The press release is here.

Here are some initial thoughts.

First, it is not disclosed who the potential claimants are.

Given that the claim goes to a fairly fundamental topic of public policy, it is rather odd that is not disclosed who is proposing to bring the claim.  The press release mentions there has already been correspondence with the government lawyers – so presumably the potential claimants are known to the government.

Second, it is not clear what has actually been done.

“Legal steps have been taken” could mean anything from mere  pre-action correspondence, to a formal Letter Before Action, to the issue of a formal claim. “Legal steps” has no particular meaning at law – it is a press-releasy sort of phrase.

Third, it is not clear what remedy is being sought.

A good guess that it is for a “Declaration” on what Article 50(1) requires as a matter of English (and Welsh) law.

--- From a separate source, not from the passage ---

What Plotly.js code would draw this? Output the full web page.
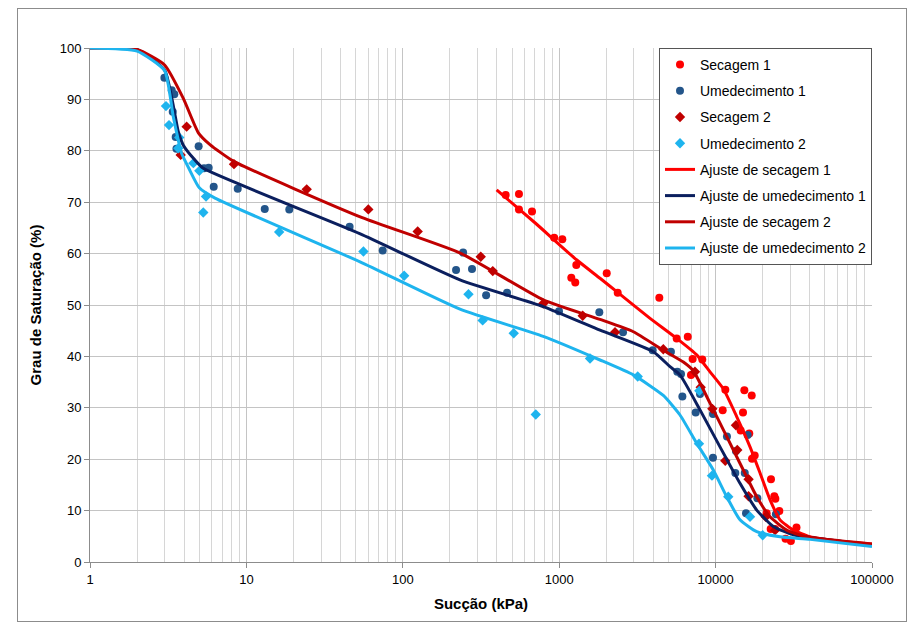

A “Declaration” is a discretionary remedy of the courts (you are not entitled to one just because you ask for one) when the correct legal position on something which needs to be established.

(Presumably there will also have to be similar actions in Scotland and Northern Ireland too – it cannot just be assume that all UK jurisdictions will follow what a London court says on this.)

I cannot think what other remedy the claimants could be seeking – for example, a court would not lightly injunct the government from making a notification, and there is no decision for the courts to quash.

Fourth, two of the barristers mentioned as having been instructed have recently published articles on why an Act of Parliament is required for the purposes of Article 50(1).

David Pannick’s article was in The Times,  and Tom Hickman co-authored this at the UK Constitutional Law Association site.

Fifth, it will be interesting what the government’s response will be.

If the government says in response that an Act of Parliament is what will be required then the litigation will go no further.

Sixth, if the action proceeds, then there is the prospect (if permission is granted to bring the claim as there is a permission stage before a substantive stage in judicial review cases) of a public hearing – with the incomparable Pannick as one of the advocates – and then a reasoned decision on what is required by Article 50(1).  It may even go quickly to the Supreme Court.

This would be a fascinating case to say the least for anyone interested in law and policy.

Last, if the government concedes there has to be an Act (or if – dramatically – the courts declare that an Act is required) then Brexit becomes even less likely.